On ne peut pas faire le même reproche d’empressement trop hâtif et d’incohérence, dans les publications, aux trois grands recueils qui se préparent avec une sage lenteur, et qui donneront à la collection une haute portée scientifique et une durée sérieuse. Les Monumens inédits de l’histoire du Tiers-État, auxquels M. Augustin Thierry a bien voulu, avec une singulière persévérance et un zèle rare qu’aucun obstacle n’arrête, consacrer les efforts d’une vie si honorablement vouée à la science, se diviseront en quatre collections particulières, à savoir : chartes d’affranchissement et statuts municipaux des villes ; réglemens des corporations et jurandes ; actes relatifs aux états provinciaux et aux états généraux, et enfin, pièces concernant l’état des personnes roturières, soit de condition serve, soit de condition libre. On le voit, ce vaste plan embrasse le tiers-état dans tous ses développemens ; il le suit à l’hôtel-de-ville, dans la maîtrise ; il le suit dans ses participations au pouvoir politique, comme dans les priviléges personnels auxquels il arrive. L’auteur des Lettres sur l’histoire de France a compris qu’il ne pouvait être donné à un seul homme de parcourir une si longue carrière, et qu’une vie d’homme ne suffirait pas à achever un monument aussi colossal ; il n’a donc plus songé qu’à la mise en œuvre des deux premières parties du recueil, la collection des chartes municipales et celle des statuts des corporations d’arts et de métiers. C’est encore une œuvre immense et qui suffirait à illustrer un nom moins glorieux que celui de M. Thierry. Son recueil ne sera pas seulement une liste savante et froide comme la Gallia christiania pour l’histoire du clergé, comme le père Anselme pour l’histoire de la noblesse, comme Labbe pour les conciles ; ce ne sera pas une poétique et rêveuse légende comme les Bollandistes, mais l’histoire dramatique, active, remuante, du tiers-état, marchant au long et pénible enfantement de nos libertés politiques. Cette œuvre nationale, où chaque ville de France trouvera sa place, se prépare par des dépouillemens préliminaires, par des recherches consciencieuses, qui seules permettront de la rendre complète.

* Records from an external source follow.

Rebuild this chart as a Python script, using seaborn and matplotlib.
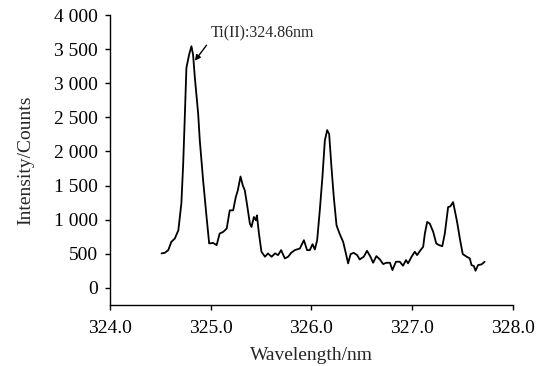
import matplotlib
matplotlib.use("Agg")
import matplotlib.pyplot as plt
import seaborn as sns
import pandas as pd

# ---- data ----
wavelength = [324.513, 324.546, 324.58, 324.61, 324.645, 324.68, 324.71, 324.728, 324.745, 324.76,
              324.787, 324.81, 324.826, 324.844, 324.877, 324.893, 324.926, 324.96, 324.986, 325.025,
              325.06, 325.09, 325.125, 325.16, 325.19, 325.224, 325.25, 325.27, 325.297, 325.32,
              325.34, 325.363, 325.39, 325.406, 325.43, 325.45, 325.46, 325.48, 325.505, 325.54,
              325.57, 325.605, 325.64, 325.67, 325.70, 325.737, 325.77, 325.80, 325.836, 325.886,
              325.926, 325.958, 325.985, 326.012, 326.035, 326.058, 326.084, 326.11, 326.134, 326.157,
              326.177, 326.20, 326.223, 326.25, 326.28, 326.316, 326.343, 326.365, 326.39, 326.42,
              326.455, 326.48, 326.52, 326.553, 326.587, 326.613, 326.646, 326.68, 326.713, 326.746,
              326.78, 326.805, 326.84, 326.878, 326.91, 326.94, 326.96, 326.995, 327.027, 327.05,
              327.084, 327.11, 327.127, 327.15, 327.176, 327.21, 327.24, 327.268, 327.30, 327.325,
              327.358, 327.38, 327.407, 327.424, 327.447, 327.477, 327.503, 327.543, 327.573, 327.59,
              327.613, 327.63, 327.655, 327.69, 327.72]
intensity = [506, 515, 554, 675, 724, 845, 1240, 1818, 2550, 3226,
             3420, 3542, 3420, 3080, 2546, 2157, 1574, 1040, 652, 660,
             627, 797, 821, 870, 1137, 1137, 1331, 1428, 1633, 1501,
             1428, 1210, 943, 894, 1040, 991, 1064, 797, 530, 457,
             506, 457, 506, 481, 554, 433, 457, 515, 554, 578,
             700, 554, 554, 641, 564, 700, 1137, 1622, 2157, 2313,
             2255, 1768, 1331, 918, 797, 675, 506, 360, 496, 515,
             481, 418, 457, 544, 457, 369, 466, 418, 350, 369,
             369, 262, 384, 384, 325, 408, 360, 457, 530, 481,
             554, 602, 797, 967, 943, 821, 652, 627, 612, 797,
             1186, 1195, 1258, 1137, 967, 700, 496, 457, 433, 335,
             321, 252, 335, 345, 384]

x_ticks = [324.0, 325.0, 326.0, 327.0, 328.0]
x_tick_labels = ["324.0", "325.0", "326.0", "327.0", "328.0"]
y_ticks = [0, 500, 1000, 1500, 2000, 2500, 3000, 3500, 4000]
y_tick_labels = ["0", "500", "1 000", "1 500", "2 000", "2 500", "3 000", "3 500", "4 000"]

peak_label = "Ti(II):324.86nm"
peak_x, peak_y = 324.844, 3330
label_x, label_y = 325.0, 3730

df = pd.DataFrame({"Wavelength": wavelength, "Intensity": intensity})

sns.set_style("ticks")
plt.rcParams["font.family"] = ["Liberation Serif", "DejaVu Serif"]

fig = plt.figure(figsize=(5.52, 3.66), dpi=100)
ax = fig.add_axes([0.199, 0.1667, 0.730, 0.7923])

sns.lineplot(data=df, x="Wavelength", y="Intensity", ax=ax, color="black", linewidth=1.3)

ax.set_xlim(324.0, 328.0)
ax.set_ylim(-250, 4000)
ax.set_xticks(x_ticks)
ax.set_xticklabels(x_tick_labels, fontsize=14)
ax.set_yticks(y_ticks)
ax.set_yticklabels(y_tick_labels, fontsize=14)
ax.tick_params(axis="x", direction="out", length=3.5, width=1, colors="black", pad=7.5)
ax.tick_params(axis="y", direction="out", length=3.5, width=1, colors="black", pad=5)
ax.set_xlabel("Wavelength/nm", fontsize=14, labelpad=7)
ax.set_ylabel("Intensity/Counts", fontsize=14, labelpad=14)

for s in ["left", "bottom"]:
    ax.spines[s].set_linewidth(1.0)
    ax.spines[s].set_color("black")
sns.despine(ax=ax)

ax.annotate(peak_label, xy=(peak_x, peak_y), xytext=(label_x, label_y),
            fontsize=11.5, va="center", ha="left",
            arrowprops=dict(arrowstyle="-|>", color="black", lw=1.0, relpos=(0.0, 0.1),
                            shrinkA=1, shrinkB=0, mutation_scale=8))

fig.savefig("out.png", dpi=100)
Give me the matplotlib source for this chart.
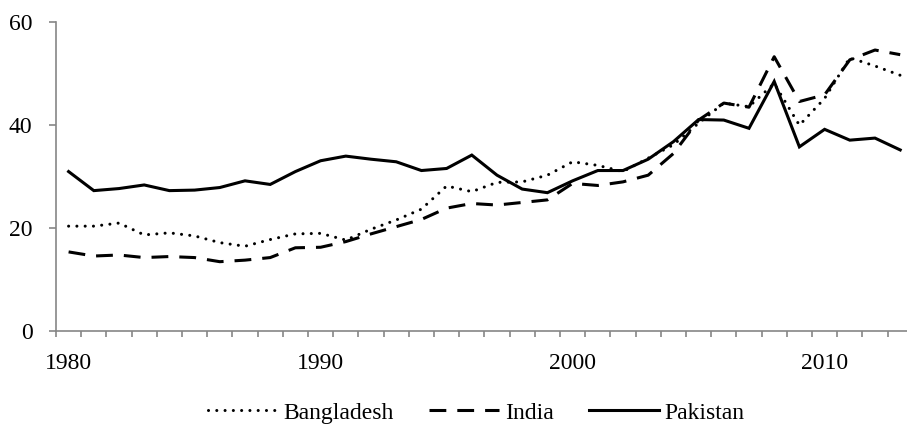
import numpy as np
import matplotlib
matplotlib.use('Agg')
import matplotlib.pyplot as plt

plt.rcParams['font.family'] = ['Liberation Serif', 'DejaVu Serif']
plt.rcParams['font.size'] = 17

# data
years = list(range(1980, 2014))
bangladesh = [20.3, 20.3, 20.9, 18.6, 19.0, 18.4, 17.1, 16.4, 17.7, 18.8,
              18.9, 17.6, 19.7, 21.5, 23.6, 28.1, 27.0, 28.8, 28.9, 30.2,
              32.8, 32.1, 30.9, 33.5, 36.1, 40.3, 44.2, 43.5, 48.0, 39.9,
              45.1, 53.0, 51.4, 49.6]
india = [15.3, 14.5, 14.7, 14.2, 14.4, 14.2, 13.4, 13.7, 14.2, 16.1,
         16.2, 17.3, 18.8, 20.2, 21.6, 23.8, 24.7, 24.4, 24.9, 25.4,
         28.6, 28.2, 28.9, 30.2, 34.4, 40.9, 44.2, 43.4, 53.2, 44.5,
         45.8, 52.6, 54.5, 53.6]
pakistan = [30.9, 27.2, 27.6, 28.3, 27.2, 27.3, 27.8, 29.1, 28.4, 30.9,
            33.0, 33.9, 33.3, 32.8, 31.1, 31.5, 34.1, 30.2, 27.5, 26.8,
            29.1, 31.1, 31.1, 33.3, 36.7, 41.0, 40.9, 39.3, 48.4, 35.7,
            39.1, 37.0, 37.4, 35.1]
labels = ['Bangladesh', 'India', 'Pakistan']
label_years = [1980, 1990, 2000, 2010]
y_ticks = [0, 20, 40, 60]

fig = plt.figure(figsize=(9.07, 4.30), dpi=100)
# axis is cut off at the right edge like in the source image
ax = fig.add_axes([56 / 907, 1 - 330.7 / 430, 856.8 / 907, 309 / 430])

lw = 2.2
ax.plot(years, bangladesh, color='black', lw=lw, linestyle=(0, (0.01, 2.7)),
        dash_capstyle='round', label=labels[0])
ax.plot(years, india, color='black', lw=lw, linestyle=(0, (5.5, 3.6)),
        dash_capstyle='butt', label=labels[1])
ax.plot(years, pakistan, color='black', lw=lw, solid_joinstyle='miter',
        label=labels[2])

ax.set_xlim(years[0] - 0.5, years[-1] + 0.5)
ax.set_ylim(0, 60)

grey = '#868686'
for s in ['top', 'right']:
    ax.spines[s].set_visible(False)
for s in ['left', 'bottom']:
    ax.spines[s].set_color(grey)
    ax.spines[s].set_linewidth(1.2)

# tick marks between categories, labels at the year centres
ax.set_xticks(np.arange(years[0] - 0.5, years[-1] + 1, 1.0))
ax.set_xticklabels([])
ax.tick_params(axis='x', which='major', direction='out', length=4,
               width=1.2, color=grey)
ax.set_xticks(label_years, minor=True)
ax.set_xticklabels([str(y) for y in label_years], minor=True)
ax.tick_params(axis='x', which='minor', length=0, pad=16)

ax.set_yticks(y_ticks)
ax.tick_params(axis='y', direction='out', length=5, width=1.2, color=grey,
               pad=12)

fig.legend(loc='center', bbox_to_anchor=(0.525, 0.04), ncol=3, frameon=False,
           handlelength=2.95, handletextpad=0.25, columnspacing=1.5,
           borderpad=0)

fig.savefig('out.png', dpi=100)
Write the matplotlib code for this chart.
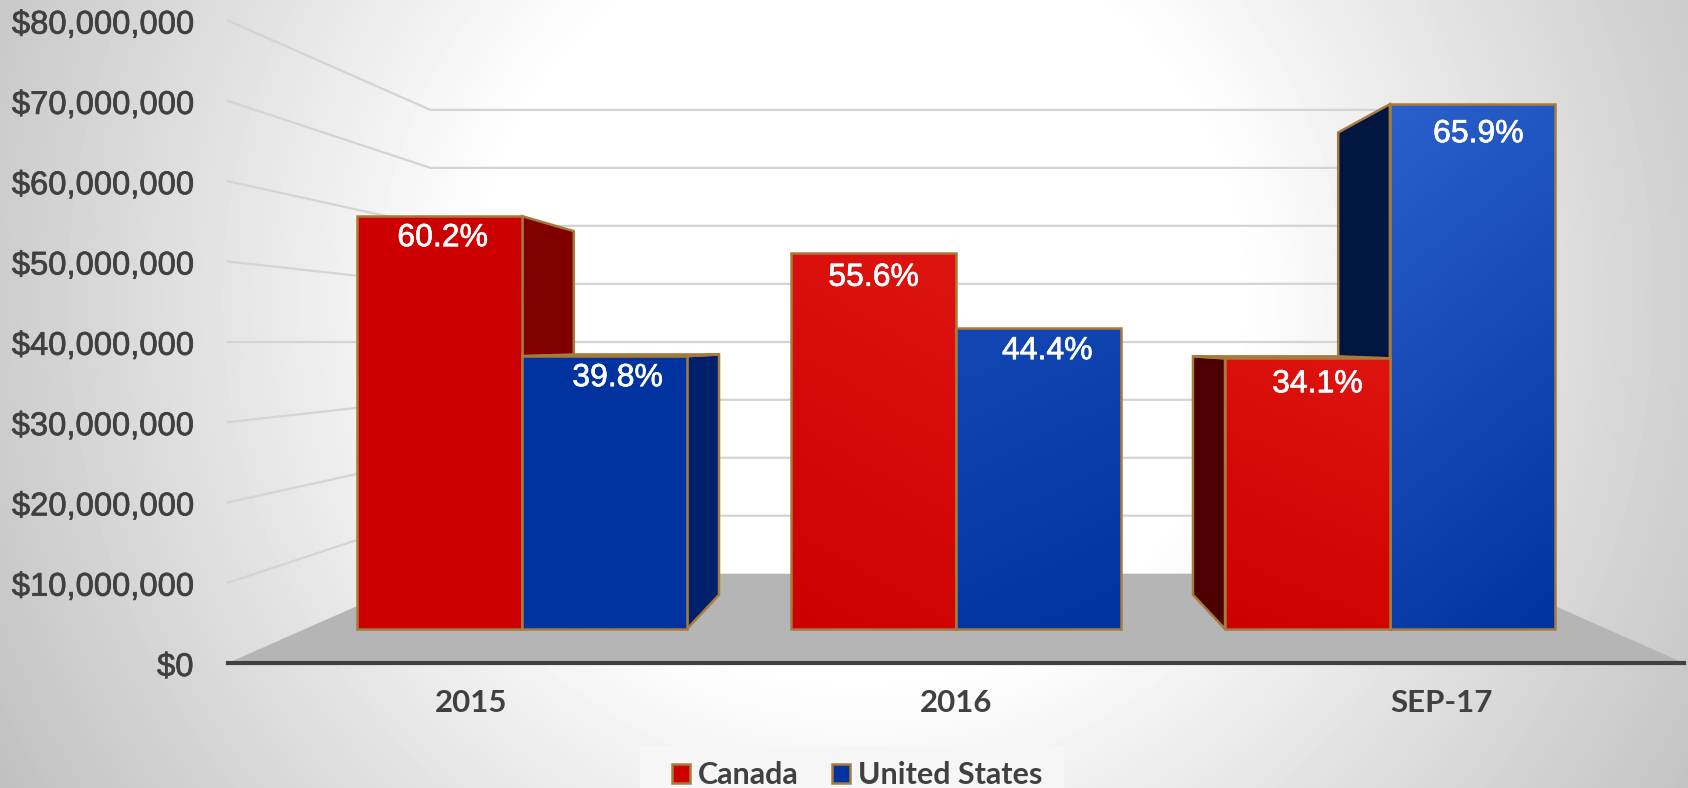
"""Canada vs United States, 3D style clustered columns on a grey vignette."""
import numpy as np
import matplotlib
matplotlib.use("Agg")
import matplotlib.pyplot as plt
import matplotlib.patheffects as pe
from matplotlib.colors import to_rgb
from matplotlib.patches import Patch, Polygon, Rectangle
from matplotlib.transforms import ScaledTranslation

categories = ["2015", "2016", "SEP-17"]
series_names = ["Canada", "United States"]
canada = [57.5e6, 52.4e6, 37.7e6]
united_states = [38.0e6, 41.9e6, 73.1e6]
canada_share = ["60.2%", "55.6%", "34.1%"]
us_share = ["39.8%", "44.4%", "65.9%"]
y_ticks = [0, 10e6, 20e6, 30e6, 40e6, 50e6, 60e6, 70e6, 80e6]

W, H = 1688, 788
PX = 0.72  # points per pixel at dpi 100
EDGE = "#A67C3D"
TEXT = "#404040"
BAR_W = 0.38
S_BACK, S_BAR_BACK, S_BAR_FRONT = 0.722, 0.7875, 0.894
HORIZON = 40e6
MID = 1.5

# (top colour, bottom colour, side colour, roof colour, tilt) per bar
CANADA_STYLE = [("#CC0000", "#CC0000", "#800000", "#800000", 0),
                ("#DE1410", "#CC0000", "#800000", "#800000", -1),
                ("#DE1410", "#CC0000", "#4D0000", "#8A2200", -1)]
US_STYLE = [("#0033A0", "#0033A0", "#00206B", "#5A5A3A", 0),
            ("#1247B4", "#0033A0", "#00206B", "#00206B", 1),
            ("#2A60CC", "#0033A0", "#001540", "#00206B", 1)]
LABEL_DX = {"Canada": [3, 0, 10], "United States": [13, 9, 6]}
LABEL_DY = {"Canada": [22, 25, 26], "United States": [22, 23, 30]}


def proj(x, v, s):
    """Depth s shrinks everything toward the vanishing point."""
    return MID + (x - MID) * s, HORIZON + (v - HORIZON) * s


def background(fig):
    bg = fig.add_axes([0, 0, 1, 1], zorder=-1)
    yy, xx = np.mgrid[0:H, 0:W]
    d = np.hypot(xx - 860, yy - 300)
    grey = np.clip(255 - 0.103 * np.clip(d - 377, 0, None), 0, 255) / 255
    bg.imshow(grey, cmap="gray", vmin=0, vmax=1, aspect="auto")
    bg.axis("off")


def draw_box(ax, x0, x1, value, style, z):
    top_c, bottom_c, side_c, roof_c, tilt = style
    edge = dict(ec=EDGE, lw=1.8, joinstyle="miter", zorder=z)
    side_x = x1 if x1 < MID else (x0 if x0 > MID else None)
    if side_x is not None:
        pts = [proj(side_x, 0, S_BAR_FRONT), proj(side_x, 0, S_BAR_BACK),
               proj(side_x, value, S_BAR_BACK), proj(side_x, value, S_BAR_FRONT)]
        ax.add_patch(Polygon(pts, fc=side_c, **edge))
    if value < HORIZON:
        pts = [proj(x0, value, S_BAR_FRONT), proj(x1, value, S_BAR_FRONT),
               proj(x1, value, S_BAR_BACK), proj(x0, value, S_BAR_BACK)]
        ax.add_patch(Polygon(pts, fc=roof_c, **edge))
    front = [proj(x0, 0, S_BAR_FRONT), proj(x1, 0, S_BAR_FRONT),
             proj(x1, value, S_BAR_FRONT), proj(x0, value, S_BAR_FRONT)]
    clip = Polygon(front, fc="none", ec="none", zorder=z)
    ax.add_patch(clip)
    ext = (front[0][0], front[1][0], front[0][1], front[2][1])
    yy, xx = np.mgrid[0:1:64j, 0:1:32j]
    across = xx if tilt > 0 else 1 - xx
    t = (0.8 * yy + 0.2 * across)[..., None] if tilt else yy[..., None]
    c0, c1 = np.array(to_rgb(top_c)), np.array(to_rgb(bottom_c))
    im = ax.imshow(c0 * (1 - t) + c1 * t, extent=ext, origin="upper",
                   aspect="auto", zorder=z, interpolation="bilinear")
    im.set_clip_path(clip)
    ax.add_patch(Polygon(front, fc="none", **edge))


def render():
    fig = plt.figure(figsize=(W / 100, H / 100), dpi=100)
    fig.patch.set_facecolor("white")
    background(fig)
    fig.add_artist(Rectangle((640 / W, 0), 424 / W, 42 / H, transform=fig.transFigure,
                             fc="#F6F6F6", ec="none", zorder=0))

    # axis runs 228..1684 px wide, $80M at y=20.6 and $0 at y=663
    ax = fig.add_axes([228 / W, (H - 663) / H, 1456 / W, 642.4 / H])
    ax.patch.set_alpha(0)
    ax.set_xlim(0, 3)
    ax.set_ylim(0, 80e6)
    ax.set_autoscale_on(False)

    # floor
    floor = [proj(0, 0, 1), proj(3, 0, 1), proj(3, 0, S_BACK), proj(0, 0, S_BACK)]
    ax.add_patch(Polygon(floor, fc="#B5B5B5", ec="none", zorder=1))

    # gridlines: left wall and back wall
    for v in y_ticks[1:]:
        pts = [proj(0, v, 1), proj(0, v, S_BACK), proj(3, v, S_BACK)]
        ax.plot(*zip(*pts), color="#D4D4D4", lw=1.6, zorder=1.5, clip_on=False,
                solid_joinstyle="miter")

    thicken = [pe.withStroke(linewidth=0.5, foreground="white")]
    for i in range(len(categories)):
        bars = [(i + 0.5 - BAR_W, i + 0.5, canada[i], CANADA_STYLE[i], canada_share[i],
                 LABEL_DX["Canada"][i], LABEL_DY["Canada"][i]),
                (i + 0.5, i + 0.5 + BAR_W, united_states[i], US_STYLE[i], us_share[i],
                 LABEL_DX["United States"][i], LABEL_DY["United States"][i])]
        # outer box first so the one nearer the middle hides its side
        bars.sort(key=lambda b: -abs((b[0] + b[1]) / 2 - MID))
        for k, (x0, x1, val, style, share, dx, dy) in enumerate(bars):
            draw_box(ax, x0, x1, val, style, 3 + k + i * 2)
        for x0, x1, val, style, share, dx, dy in bars:
            xc, yt = proj((x0 + x1) / 2, val, S_BAR_FRONT)
            ax.annotate(share, (xc, yt), xytext=(dx * PX, -dy * PX),
                        textcoords="offset points", ha="center", va="center",
                        color="white", fontsize=23, family="Liberation Sans", zorder=20,
                        path_effects=thicken)
    ax.set_xlim(0, 3)
    ax.set_ylim(0, 80e6)

    for name in ("top", "left", "right"):
        ax.spines[name].set_visible(False)
    ax.spines["bottom"].set_color(TEXT)
    ax.spines["bottom"].set_linewidth(3)
    ax.spines["bottom"].set_zorder(30)

    ax.set_yticks(y_ticks)
    ax.set_yticklabels([f"${int(v):,}" for v in y_ticks], family="Liberation Sans",
                       fontsize=23.6, color=TEXT,
                       path_effects=[pe.withStroke(linewidth=0.5, foreground=TEXT)])
    ax.tick_params(axis="y", length=0, pad=25)
    nudge = ScaledTranslation(0, -1 / 100, fig.dpi_scale_trans)
    for lab in ax.get_yticklabels():
        lab.set_transform(lab.get_transform() + nudge)
    ax.set_xticks([i + 0.5 for i in range(len(categories))])
    ax.set_xticklabels(categories, family="Lato", fontweight="bold", fontsize=22.5, color=TEXT)
    ax.tick_params(axis="x", length=0, pad=19)

    handles = [Patch(fc=CANADA_STYLE[0][1], ec=EDGE, lw=1.8),
               Patch(fc=US_STYLE[0][1], ec=EDGE, lw=1.8)]
    fig.legend(handles, series_names, loc="center", bbox_to_anchor=(857 / W, (H - 775) / H),
               ncol=2, frameon=False, handlelength=0.6, handleheight=0.6,
               handletextpad=0.25, columnspacing=1.1, borderpad=0,
               labelcolor=TEXT, prop=dict(family="Lato", weight="bold", size=22))

    fig.savefig("out.png", dpi=100)
    plt.close(fig)


if __name__ == "__main__":
    render()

M. Guérard, de son côté, s’est chargé de la publication des principaux cartulaires. Les couvens ont joué un si grand rôle dans l’organisation politique et religieuse du moyen-âge, que ces précieux titres, dont quelques-uns remontent aux premiers siècles de la monarchie, viendront s’ajouter dignement aux grandes collections que nous possédons déjà sur le clergé, à ces Annales des ordres religieux qui recèlent tant de pièces utiles pour l’histoire. Par la spécialité de ses travaux paléographiques, le savant professeur de l’école des chartes était naturellement appelé à cette publication. Le cartulaire de l’abbaye de Saint-Bertin par Folcuin, et celui de Saint-Pierre de Chartres par Aganon, paraîtront d’abord. Un troisième recueil, moins vaste que les deux précédens, mais important néanmoins dans ses limites, se prépare à Besançon, sous la surveillance de M. Weiss. C’est un choix des manuscrits de la famille Granvelle, qui contiennent un grand nombre d’autographes précieux du XVIe siècle, et qui sont de la plus haute importance pour l’histoire des règnes de Charles-Quint et de François Ier. Au lieu d’éparpiller en des œuvres moindres les efforts des éditeurs, il faudrait les réunir en un point, et faire exécuter sur les registres de l’hôtel-de-ville de Paris, du parlement, de la cour des comptes et de la cour des aides, un travail analogue à celui qui se fait à la bibliothèque du roi, pour le Trésor des Chartres, sous la direction de M. Champollion. Il en résulterait des recueils réellement utiles pour l’histoire, réellement intéressans par leur nouveauté.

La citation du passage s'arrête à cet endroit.